In the AI era, this tension becomes sharper. AI shifts the value focus of the cloud. Previously, the cloud was primarily an infrastructure topic: storage, compute, network. Today, it is also a control point for models, training environments, inference, data pipelines, and work processes. Those who dominate this stack not only control IT costs but also productivity, automation, and, in the future, entire value chains.
Therefore, the term Vendor Lock-in is more serious today than it was a few years ago. Switching from a classic IaaS environment is already expensive. Switching from a deeply integrated AI and productivity stack is strategically painful. Those who bundle models, copilots, data classification, identity management, collaboration, and security in one ecosystem do not build normal customer loyalty. They build structural dependency.
This is precisely where European providers gain relevance. Not because they would beat the hyperscalers in all disciplines in the short term. But because they make a different promise: less political and legal exposure, clearer data location, more transparent responsibilities, and in many cases, more architectural openness. Providers like OVHcloud, Scaleway, or STACKIT have long positioned themselves offensively as European alternatives. OVHcloud is expanding sovereign partnerships in Europe, for example, in Luxembourg. Scaleway explicitly describes itself as a European alternative to the hyperscalers and points to data sovereignty and regional availability. STACKIT, in turn, visibly places its offering in the context of digital sovereignty for business and administration.
The crucial point, however, is: European providers must not confuse the concept of sovereignty with mere origin.
“European” alone is not a product advantage. No one migrates critical workloads out of sympathy. Companies switch when they see a clear value: reliable performance, clean migration paths, robust SLAs, transparent prices, good developer experience, and an AI offering that is not only morally but practically competitive.
This is the real market test of the coming years. The European cloud market will not win by morally criticizing American providers. It will only win if it builds operational excellence.
Paradoxically, the AI wave helps with this. Because it makes it clear that not every organization needs the same type of cloud. For highly regulated areas such as administration, health, critical infrastructure, research, justice, or defense, the maximum breadth of functions is not decisive, but the reliable controllability of the overall system. There, a sovereign or partially sovereign cloud is no longer a luxury but a risk architecture.
For many companies, a different target image will therefore emerge: not “everything out of the hyperscaler,” but a clear stratification. Standardized, less sensitive, and globally scalable workloads can continue to run in large public cloud environments. Critical data, AI-related core processes, sensitive collaboration workloads, or national special applications migrate to more sovereign operating models. Hybrid and multi-cloud architectures thus become not a buzzword, but an expression of strategic differentiation.

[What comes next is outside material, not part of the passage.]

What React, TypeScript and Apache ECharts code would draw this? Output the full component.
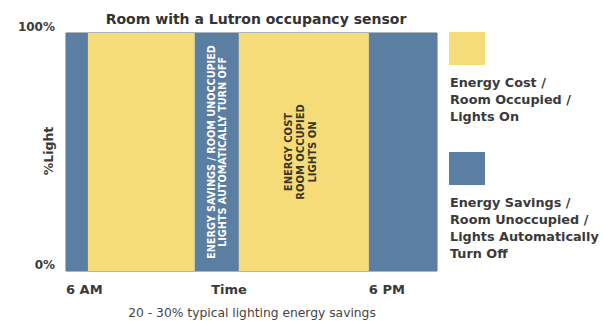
import React, { useEffect, useRef } from "react";
import * as echarts from "echarts";

// Time in hours (6 = 6 AM, 18 = 6 PM)
const segStart = [6, 6.87, 11.1, 12.85, 18];
const segEnd = [6.87, 11.1, 12.85, 18, 20.7];
const segType = ["saving", "cost", "saving", "cost", "saving"];
const segLight = [100, 100, 100, 100, 100];
const segText = [
  "",
  "",
  "ENERGY SAVINGS / ROOM UNOCCUPIED\nLIGHTS AUTOMATICALLY TURN OFF",
  "ENERGY COST\nROOM OCCUPIED\nLIGHTS ON",
  "",
];
const xTicks = [6, 18];
const xTickLabels = ["6 AM", "6 PM"];
const yTicks = [0, 100];
const legendLabels = [
  "Energy Cost /\nRoom Occupied /\nLights On",
  "Energy Savings /\nRoom Unoccupied /\nLights Automatically\nTurn Off",
];

const YELLOW = "#F5DC78";
const BLUE = "#5A7FA3";
const FONT = "'DejaVu Sans', Arial, sans-serif";

export default function App() {
  const ref = useRef<HTMLDivElement>(null);
  useEffect(() => {
    if (!ref.current) return;
    const chart = echarts.init(ref.current, undefined, { renderer: "svg" });
    const data = segStart.map((s, i) => [s, segEnd[i], segLight[i], i]);
    chart.setOption({
      animation: false,
      title: {
        text: "Room with a Lutron occupancy sensor",
        left: 251,
        textAlign: "center",
        top: 7,
        textStyle: { fontFamily: FONT, fontSize: 14, fontWeight: "bold", color: "#333" },
      },
      grid: {
        left: 66,
        right: 166,
        top: 33,
        bottom: 50,
        containLabel: false,
        outerBoundsMode: "none",
        show: true,
        borderColor: "#5d6a76",
        borderWidth: 1,
      },
      xAxis: {
        type: "value",
        min: 6,
        max: 20.7,
        splitLine: { show: false },
        axisLine: { show: false },
        axisTick: { show: false },
        axisLabel: {
          customValues: xTicks,
          formatter: (v: number) => xTickLabels[xTicks.indexOf(v)] ?? "",
          align: "left",
          verticalAlign: "top",
          margin: 12,
          fontFamily: FONT,
          fontSize: 13,
          fontWeight: "bold",
          color: "#3a3a3a",
        },
      },
      yAxis: {
        type: "value",
        min: 0,
        max: 100,
        interval: 100,
        splitLine: { show: false },
        axisLine: { show: false },
        axisTick: { show: false },
        axisLabel: {
          customValues: yTicks,
          formatter: "{value}%",
          verticalAlign: "bottom",
          margin: 11,
          fontFamily: FONT,
          fontSize: 12,
          fontWeight: "bold",
          color: "#3a3a3a",
        },
      },
      series: [
        {
          type: "custom",
          encode: { x: [0, 1], y: 2 },
          data,
          renderItem: (params: any, api: any) => {
            const s = api.value(0);
            const e = api.value(1);
            const v = api.value(2);
            const idx = api.value(3);
            const p0 = api.coord([s, v]);
            const p1 = api.coord([e, 0]);
            const isCost = segType[idx] === "cost";
            const children: any[] = [
              {
                type: "rect",
                shape: { x: p0[0], y: p0[1], width: p1[0] - p0[0], height: p1[1] - p0[1] },
                style: { fill: isCost ? YELLOW : BLUE },
              },
            ];
            const txt = segText[idx];
            if (txt) {
              children.push({
                type: "text",
                x: (p0[0] + p1[0]) / 2 - (isCost ? 3 : 0),
                y: (p0[1] + p1[1]) / 2,
                rotation: Math.PI / 2,
                style: {
                  text: txt,
                  align: "center",
                  verticalAlign: "middle",
                  fill: isCost ? "#3a3522" : "#fff",
                  font: `bold ${isCost ? 10 : 9.7}px ${FONT}`,
                  lineHeight: isCost ? 12 : 11,
                },
              });
            }
            return { type: "group", children };
          },
        },
      ],
      graphic: [
        {
          type: "text",
          x: 48,
          y: 151,
          rotation: Math.PI / 2,
          style: { text: "%Light", font: `bold 12.5px ${FONT}`, fill: "#3a3a3a", align: "center", verticalAlign: "middle" },
        },
        { type: "rect", left: 449, top: 32, shape: { width: 36, height: 33 }, style: { fill: YELLOW } },
        {
          type: "text",
          left: 450,
          top: 74,
          style: { text: legendLabels[0], font: `bold 12.8px ${FONT}`, fill: "#3a3a3a", lineHeight: 17 },
        },
        { type: "rect", left: 449, top: 152, shape: { width: 36, height: 33 }, style: { fill: BLUE } },
        {
          type: "text",
          left: 450,
          top: 194,
          style: { text: legendLabels[1], font: `bold 12.8px ${FONT}`, fill: "#3a3a3a", lineHeight: 17 },
        },
        {
          type: "text",
          x: 229,
          y: 289,
          style: { text: "Time", font: `bold 13px ${FONT}`, fill: "#3a3a3a", align: "center", verticalAlign: "middle" },
        },
        {
          type: "text",
          x: 252,
          y: 313,
          style: {
            text: "20 - 30% typical lighting energy savings",
            font: `12.3px ${FONT}`,
            fill: "#444",
            align: "center",
            verticalAlign: "middle",
          },
        },
      ],
    });
    return () => chart.dispose();
  }, []);
  return (
    <div
      ref={ref}
      style={{ position: "fixed", left: 0, top: 0, width: 603, height: 321, background: "#fff" }}
    />
  );
}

But this also means: Multi-cloud is not automatically sovereignty. Two dependencies are not yet freedom. Those who operate two platforms in parallel without cleanly decoupling data models, identities, interfaces, containerization, backup strategy, and exit processes often buy only double complexity. The Data Act tries to counteract this by addressing switching barriers and interoperability problems. But regulation alone does not build a switchable architecture. It only creates the framework in which providers and customers can be forced to take it more seriously.

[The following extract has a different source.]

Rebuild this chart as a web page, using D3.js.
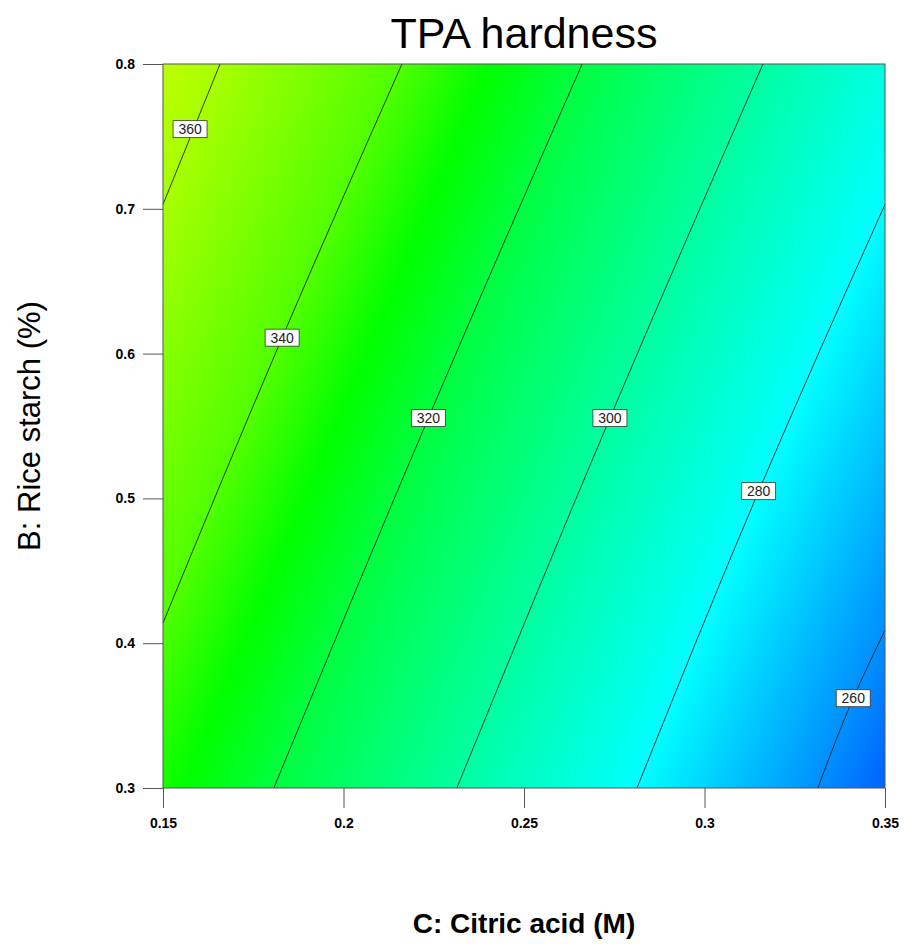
<!DOCTYPE html>
<html>
<head>
<meta charset="utf-8">
<script src="https://cdn.jsdelivr.net/npm/d3@7"></script>
<style>
  body { margin: 0; background: #fff; }
  svg text { font-family: Arial, "Liberation Sans", sans-serif; }
</style>
</head>
<body>
<div id="svg_div"><svg width="904" height="944"></svg></div>
<script>
// Grid of TPA hardness values
var xVals = [0.15, 0.20, 0.25, 0.30, 0.35];          // C: Citric acid (M)
var yVals = [0.3, 0.4, 0.5, 0.6, 0.7, 0.8];           // B: Rice starch (%)
var hardness = [                                      // rows = yVals, cols = xVals
    [332.3, 312.3, 292.3, 272.3, 252.3],
    [339.1, 319.1, 299.1, 279.1, 259.1],
    [345.9, 325.9, 305.9, 285.9, 265.9],
    [352.7, 332.7, 312.7, 292.7, 272.7],
    [359.5, 339.5, 319.5, 299.5, 279.5],
    [366.3, 346.3, 326.3, 306.3, 286.3]
];

// Contour lines [citric acid, rice starch]
var contourLevels = [360, 340, 320, 300, 280, 260];
var contourPaths = [
    [[0.15, 0.703], [0.1658, 0.8]],
    [[0.15, 0.414], [0.183, 0.611], [0.2162, 0.8]],
    [[0.1807, 0.3], [0.2235, 0.5555], [0.2661, 0.8]],
    [[0.2314, 0.3], [0.2738, 0.5555], [0.3162, 0.8]],
    [[0.2813, 0.3], [0.3150, 0.505], [0.35, 0.703]],
    [[0.3314, 0.3], [0.3412, 0.362], [0.35, 0.409]]
];
var labelPoints = [
    [0.1575, 0.755], [0.183, 0.611], [0.2235, 0.5555],
    [0.2738, 0.5555], [0.3150, 0.505], [0.3412, 0.362]
];

var xTicks = [0.15, 0.2, 0.25, 0.3, 0.35];
var yTicks = [0.3, 0.4, 0.5, 0.6, 0.7, 0.8];

var colorStops = [252, 260, 280, 300, 320, 330, 340, 360, 370];
var colorRange = ["#0060ff", "#0090ff", "#00ffff", "#00ffa0", "#00ff40",
                  "#00ff00", "#50ff00", "#a8ff00", "#c8ff00"];

var svg = d3.select("#svg_div").select("svg");
var margin = {top: 64, left: 163, bottom: 156, right: 19};
var width = +svg.attr("width") - margin.left - margin.right;
var height = +svg.attr("height") - margin.top - margin.bottom;

var xScale = d3.scaleLinear().domain([0.15, 0.35]).range([0, width]);
var yScale = d3.scaleLinear().domain([0.3, 0.8]).range([height, 0]);
var colorScale = d3.scaleLinear().domain(colorStops).range(colorRange).clamp(true);

var g = svg.append("g").attr("transform", "translate(" + [margin.left, margin.top] + ")");

// Fill raster: bilinear look-up in the read grid
function valueAt(cx, cy) {
    var fx = (cx - xVals[0]) / (xVals[1] - xVals[0]);
    var fy = (cy - yVals[0]) / (yVals[1] - yVals[0]);
    var i = Math.max(0, Math.min(xVals.length - 2, Math.floor(fx)));
    var j = Math.max(0, Math.min(yVals.length - 2, Math.floor(fy)));
    var tx = fx - i, ty = fy - j;
    var a = hardness[j][i], b = hardness[j][i + 1];
    var c = hardness[j + 1][i], d = hardness[j + 1][i + 1];
    return (a * (1 - tx) + b * tx) * (1 - ty) + (c * (1 - tx) + d * tx) * ty;
}

var canvas = document.createElement("canvas");
canvas.width = Math.round(width);
canvas.height = Math.round(height);
var ctx = canvas.getContext("2d");
var img = ctx.createImageData(canvas.width, canvas.height);
for (var py = 0; py < canvas.height; py++) {
    for (var px = 0; px < canvas.width; px++) {
        var col = d3.rgb(colorScale(valueAt(xScale.invert(px + 0.5), yScale.invert(py + 0.5))));
        var k = (py * canvas.width + px) * 4;
        img.data[k] = col.r; img.data[k + 1] = col.g; img.data[k + 2] = col.b; img.data[k + 3] = 255;
    }
}
ctx.putImageData(img, 0, 0);

g.append("image")
    .attr("x", 0).attr("y", 0)
    .attr("width", width).attr("height", height)
    .attr("preserveAspectRatio", "none")
    .attr("href", canvas.toDataURL());

// Contour lines
var line = d3.line()
    .x(function(d) { return xScale(d[0]); })
    .y(function(d) { return yScale(d[1]); })
    .curve(d3.curveMonotoneY);

g.selectAll(".contour")
    .data(contourPaths)
    .enter()
    .append("path")
    .attr("class", "contour")
    .attr("d", line)
    .attr("fill", "none")
    .attr("stroke", "#222")
    .attr("stroke-width", 0.9);

// Contour labels
var labels = g.selectAll(".clabel")
    .data(labelPoints)
    .enter()
    .append("g")
    .attr("class", "clabel")
    .attr("transform", function(d) { return "translate(" + [xScale(d[0]), yScale(d[1])] + ")"; });

labels.append("rect")
    .attr("x", -17).attr("y", -8.5)
    .attr("width", 34).attr("height", 17)
    .attr("fill", "#fff")
    .attr("stroke", "#333")
    .attr("stroke-width", 0.8);

labels.append("text")
    .attr("text-anchor", "middle")
    .attr("dy", "0.36em")
    .attr("font-size", 14)
    .attr("fill", "#222")
    .text(function(d, i) { return contourLevels[i]; });

// Frame
g.append("rect")
    .attr("width", width).attr("height", height)
    .attr("fill", "none")
    .attr("stroke", "#555")
    .attr("stroke-width", 1);

// Axes
var xAxis = d3.axisBottom(xScale).tickValues(xTicks).tickSize(20).tickPadding(10)
    .tickFormat(function(d) { return String(+d.toFixed(2)); });
var xAxisG = g.append("g").attr("transform", "translate(0," + height + ")").call(xAxis);

var yAxis = d3.axisLeft(yScale).tickValues(yTicks).tickSize(20).tickPadding(8)
    .tickFormat(function(d) { return String(+d.toFixed(1)); });
var yAxisG = g.append("g").call(yAxis);

[xAxisG, yAxisG].forEach(function(ax) {
    ax.select(".domain").remove();
    ax.selectAll(".tick line").attr("stroke", "#555");
    ax.selectAll(".tick text")
        .attr("font-size", 14)
        .attr("font-weight", "bold")
        .attr("font-family", "Arial, 'Liberation Sans', sans-serif")
        .attr("fill", "#000");
});

// Titles
svg.append("text")
    .attr("x", margin.left + width / 2)
    .attr("y", 48)
    .attr("text-anchor", "middle")
    .attr("font-size", 43)
    .text("TPA hardness");

svg.append("text")
    .attr("x", margin.left + width / 2)
    .attr("y", 933)
    .attr("text-anchor", "middle")
    .attr("font-size", 28)
    .attr("font-weight", "bold")
    .text("C: Citric acid (M)");

svg.append("text")
    .attr("transform", "translate(40," + (margin.top + height / 2) + ") rotate(-90)")
    .attr("text-anchor", "middle")
    .attr("font-size", 31)
    .text("B: Rice starch (%)");
</script>
</body>
</html>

Added to this is the question of AI itself. Europe’s problem is not only cloud dependency but the coupling of cloud and AI infrastructure. Those who do not have sufficient own computing capacity, competitive hosting models, and viable European platform partners will quickly fall into a new form of colonization with generative AI: European data, European demand, European regulation – but foreign models, foreign platforms, foreign value creation. The EU is therefore trying to systematically expand computing capacity. The Commission presented its AI Continent Action Plan in 2025, and several waves of AI Factories have been announced in member states through EuroHPC. The goal is explicitly more European competitiveness and technological independence in the AI era.
This is right. But it is not enough.
Europe often discusses infrastructure as if it were the precursor to actual innovation. In truth, it is already industrial policy. Those who control cloud and AI today will control development cycles, margins, security, data spaces, and the public sector’s ability to act tomorrow. This is precisely why the term “sovereign cloud” is politically charged. It does not just describe a technical property. It describes a question of power.

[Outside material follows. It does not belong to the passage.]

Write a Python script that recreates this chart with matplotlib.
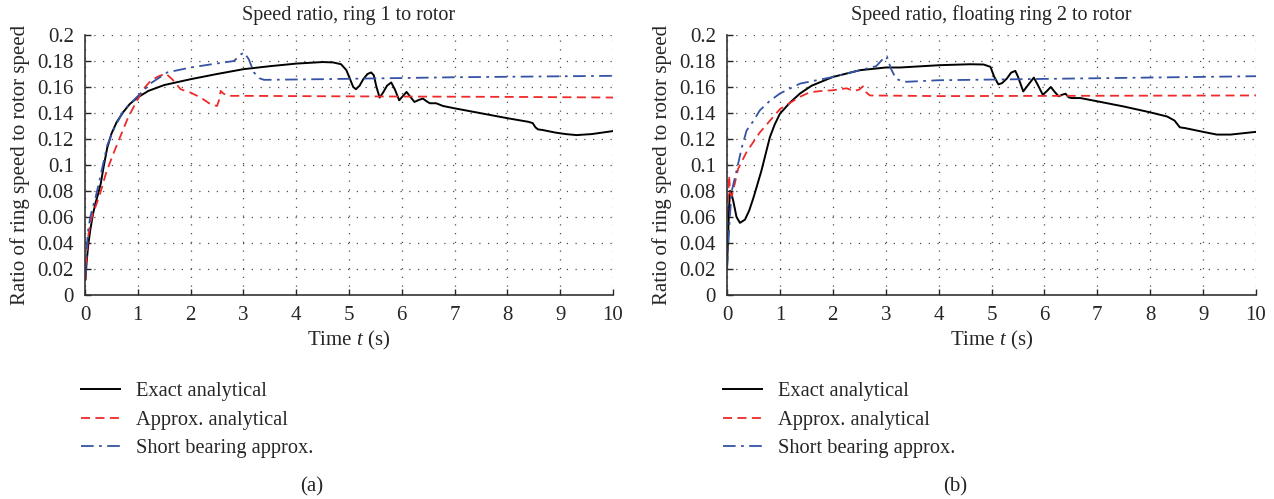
import matplotlib
matplotlib.use("Agg")
import matplotlib.pyplot as plt

plt.rcParams['font.family'] = ['Liberation Serif', 'DejaVu Serif']
plt.rcParams['mathtext.fontset'] = 'custom'
plt.rcParams['mathtext.rm'] = 'Liberation Serif'
plt.rcParams['mathtext.it'] = 'Liberation Serif:italic'

# ---------------- data: panel (a) ----------------
a_exact_t = [0.01, 0.03, 0.06, 0.1, 0.15, 0.2, 0.25, 0.3, 0.35, 0.42, 0.5, 0.6, 0.73, 0.85, 1.0,
             1.2, 1.5, 2.0, 2.5, 3.0, 3.5, 4.0, 4.5, 4.7, 4.85, 4.95, 5.02, 5.08, 5.13, 5.2, 5.27,
             5.35, 5.42, 5.47, 5.52, 5.58, 5.65, 5.72, 5.8, 5.87, 5.95, 6.02, 6.09, 6.17, 6.24,
             6.32, 6.4, 6.47, 6.53, 6.65, 6.78, 7.0, 7.5, 8.0, 8.4, 8.48, 8.53, 8.58, 8.67, 8.9,
             9.1, 9.31, 9.6, 10.0]
a_exact_v = [0.012, 0.025, 0.038, 0.05, 0.062, 0.071, 0.078, 0.086, 0.098, 0.113, 0.124, 0.133,
             0.141, 0.147, 0.152, 0.157, 0.1615, 0.166, 0.170, 0.1737, 0.176, 0.178, 0.1792,
             0.1789, 0.1775, 0.173, 0.166, 0.160, 0.1583, 0.161, 0.166, 0.170, 0.1712, 0.169,
             0.160, 0.1519, 0.156, 0.161, 0.1635, 0.158, 0.1498, 0.153, 0.1562, 0.152, 0.1485,
             0.150, 0.1511, 0.149, 0.1475, 0.1475, 0.1454, 0.1436, 0.1398, 0.136, 0.1332, 0.1322,
             0.129, 0.1274, 0.1269, 0.125, 0.1238, 0.123, 0.1238, 0.1261]

a_approx_t = [0.01, 0.03, 0.06, 0.1, 0.15, 0.2, 0.29, 0.4, 0.54, 0.7, 0.8, 0.9, 1.0, 1.12, 1.24,
              1.38, 1.53, 1.65, 1.81, 2.0, 2.19, 2.38, 2.5, 2.54, 2.57, 2.62, 2.7, 3.0, 5.0, 8.0, 10.0]
a_approx_v = [0.012, 0.03, 0.045, 0.055, 0.063, 0.068, 0.0785, 0.094, 0.109, 0.125, 0.135, 0.143,
              0.1506, 0.159, 0.1647, 0.168, 0.1704, 0.166, 0.1583, 0.1557, 0.1519, 0.1467, 0.1454,
              0.150, 0.157, 0.155, 0.1532, 0.1532, 0.1528, 0.1524, 0.1519]

a_short_t = [0.01, 0.03, 0.06, 0.1, 0.15, 0.2, 0.29, 0.42, 0.55, 0.73, 1.0, 1.25, 1.557, 2.0, 2.4,
             2.82, 2.95, 3.01, 3.1, 3.2, 3.3, 3.39, 4.47, 7.0, 10.0]
a_short_v = [0.015, 0.035, 0.05, 0.06, 0.068, 0.075, 0.091, 0.115, 0.128, 0.142, 0.153, 0.163,
             0.1712, 0.175, 0.1775, 0.180, 0.185, 0.1866, 0.1815, 0.1712, 0.1668, 0.1655, 0.166,
             0.1675, 0.1686]

# ---------------- data: panel (b) ----------------
b_exact_t = [0.0, 0.02, 0.04, 0.057, 0.08, 0.12, 0.18, 0.245, 0.34, 0.42, 0.5, 0.65, 0.81, 0.9,
             1.0, 1.19, 1.38, 1.6, 2.0, 2.51, 3.0, 3.27, 4.03, 4.6, 4.85, 4.98, 5.05, 5.13, 5.2,
             5.29, 5.37, 5.45, 5.5, 5.6, 5.7, 5.8, 5.87, 5.97, 6.05, 6.12, 6.2, 6.27, 6.33, 6.4,
             6.46, 6.52, 6.68, 7.0, 7.5, 8.0, 8.32, 8.46, 8.56, 8.67, 9.0, 9.26, 9.52, 10.0]
b_exact_v = [0.02, 0.045, 0.068, 0.08, 0.079, 0.072, 0.060, 0.0555, 0.058, 0.065, 0.0748, 0.0955,
             0.1213, 0.131, 0.1394, 0.148, 0.155, 0.161, 0.1677, 0.1729, 0.175, 0.175, 0.1768,
             0.1775, 0.1773, 0.1755, 0.168, 0.162, 0.163, 0.1665, 0.171, 0.1724, 0.168, 0.1566,
             0.162, 0.1672, 0.162, 0.154, 0.157, 0.160, 0.156, 0.1528, 0.154, 0.1548, 0.152,
             0.1515, 0.1515, 0.149, 0.145, 0.1405, 0.1373, 0.1342, 0.129, 0.1283, 0.1255, 0.1234,
             0.1234, 0.1255]

b_approx_t = [0.0, 0.02, 0.04, 0.06, 0.09, 0.12, 0.21, 0.37, 0.62, 1.0, 1.38, 1.57, 1.8, 2.0,
              2.26, 2.4, 2.5, 2.57, 2.63, 2.7, 4.0, 10.0]
b_approx_v = [0.06, 0.075, 0.092, 0.078, 0.076, 0.081, 0.097, 0.11, 0.125, 0.143, 0.1525, 0.156,
              0.157, 0.1575, 0.159, 0.157, 0.158, 0.1605, 0.156, 0.1535, 0.153, 0.1535]

b_short_t = [0.0, 0.025, 0.057, 0.09, 0.18, 0.28, 0.37, 0.5, 0.62, 0.8, 1.0, 1.38, 2.0, 2.51,
             2.82, 2.98, 3.02, 3.1, 3.2, 3.39, 4.0, 10.0]
b_short_v = [0.02, 0.0387, 0.062, 0.08, 0.0955, 0.1135, 0.1265, 0.134, 0.142, 0.149, 0.155,
             0.1626, 0.1677, 0.1729, 0.176, 0.183, 0.1837, 0.174, 0.166, 0.164, 0.1652, 0.1683]

series_labels = ['Exact analytical', 'Approx. analytical', 'Short bearing approx.']
titles = ['Speed ratio, ring 1 to rotor', 'Speed ratio, floating ring 2 to rotor']
panel_tags = ['(a)', '(b)']
x_ticks = list(range(0, 11))
y_ticks = [0, 0.02, 0.04, 0.06, 0.08, 0.1, 0.12, 0.14, 0.16, 0.18, 0.2]
y_ticklabels = ['0', '0.02', '0.04', '0.06', '0.08', '0.1', '0.12', '0.14', '0.16', '0.18', '0.2']

panels = [
    (a_exact_t, a_exact_v, a_approx_t, a_approx_v, a_short_t, a_short_v),
    (b_exact_t, b_exact_v, b_approx_t, b_approx_v, b_short_t, b_short_v),
]

W, H = 1274, 499
fig = plt.figure(figsize=(W / 100, H / 100), dpi=100)
axes_px = [(85, 613), (727, 1256)]
top_px, bot_px = 35, 295
legend_px = [81, 723]
tag_px = [312, 955]

FS = 15
for i, (ax_px, data) in enumerate(zip(axes_px, panels)):
    l, r = ax_px
    ax = fig.add_axes([l / W, (H - bot_px) / H, (r - l) / W, (bot_px - top_px) / H])
    et, ev, at, av, st, sv = data
    ax.plot(et, ev, color='black', lw=1.4, ls='-', label=series_labels[0])
    ax.plot(at, av, color='#ee2a2a', lw=1.3, ls=(0, (5, 3)), label=series_labels[1])
    ax.plot(st, sv, color='#3553a5', lw=1.3, ls=(0, (7, 3, 1.5, 3)), label=series_labels[2])
    ax.set_xlim(0, 10)
    ax.set_ylim(0, 0.2)
    ax.set_xticks(x_ticks)
    ax.set_yticks(y_ticks)
    ax.set_yticklabels(y_ticklabels)
    ax.grid(True, color='0.3', lw=0.9, ls=(0, (1, 6)))
    for s in ['top', 'right']:
        ax.spines[s].set_visible(False)
    for s in ['left', 'bottom']:
        ax.spines[s].set_color('0.2')
        ax.spines[s].set_linewidth(1.2)
    ax.tick_params(direction='in', length=4, width=1, labelsize=FS, pad=8, colors='0.15')
    ax.tick_params(axis='y', pad=8)
    ax.set_title(titles[i], fontsize=FS - 0.5, pad=11, color='0.15')
    ax.set_xlabel('Time $t$ (s)', fontsize=FS, labelpad=3, color='0.15')
    ax.set_ylabel('Ratio of ring speed to rotor speed', fontsize=FS, labelpad=5, color='0.15')
    ax.legend(loc='upper left', bbox_to_anchor=(legend_px[i] / W, 1 - 382 / H),
              bbox_transform=fig.transFigure, frameon=False, fontsize=FS - 0.3,
              handlelength=1.9, handletextpad=0.8, labelspacing=0.45,
              borderpad=0, borderaxespad=0, labelcolor='0.15')
    fig.text(tag_px[i] / W, 1 - 487 / H, panel_tags[i], fontsize=FS, ha='center', va='center',
             color='0.15')

fig.savefig('out.png', dpi=100)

My point is therefore clear: The market must not be satisfied with cosmetic sovereignty.
When hyperscalers work with European operating models, local keys, and regulatory assurances, it is a relevant development. It reduces real risks and gives customers more options. But it does not completely solve the fundamental problem. Because value creation, the pace of innovation, the platform lever, and often also strategic control remain with the same global corporations.
Conversely, European providers should not pretend that their mere existence is the solution. Sovereignty without product quality remains symbolic politics. Those who take European cloud seriously must make European cloud better: easier to consume, more integrable, AI-capable, and economically more robust.
The real cloud competition of the hyperscaler and AI era will therefore not be decided by buzzwords. It will be decided where companies and authorities reorder their priorities. No longer just cost against comfort. But comfort against control. Speed against bargaining power. Feature depth against structural dependency.
The market has reached a point where this trade-off is no longer theoretical. It becomes concrete in tenders, architectures, and board decisions.
The most important consequence of this is: Europe’s digital future does not need a romantic return to the data center. Nor does it need a reflexive total refusal against the hyperscalers. It needs a sober redistribution of critical dependencies.
Cloud was long an efficiency decision. In the AI era, it is a sovereignty decision.
And that is precisely why the competition has only just begun.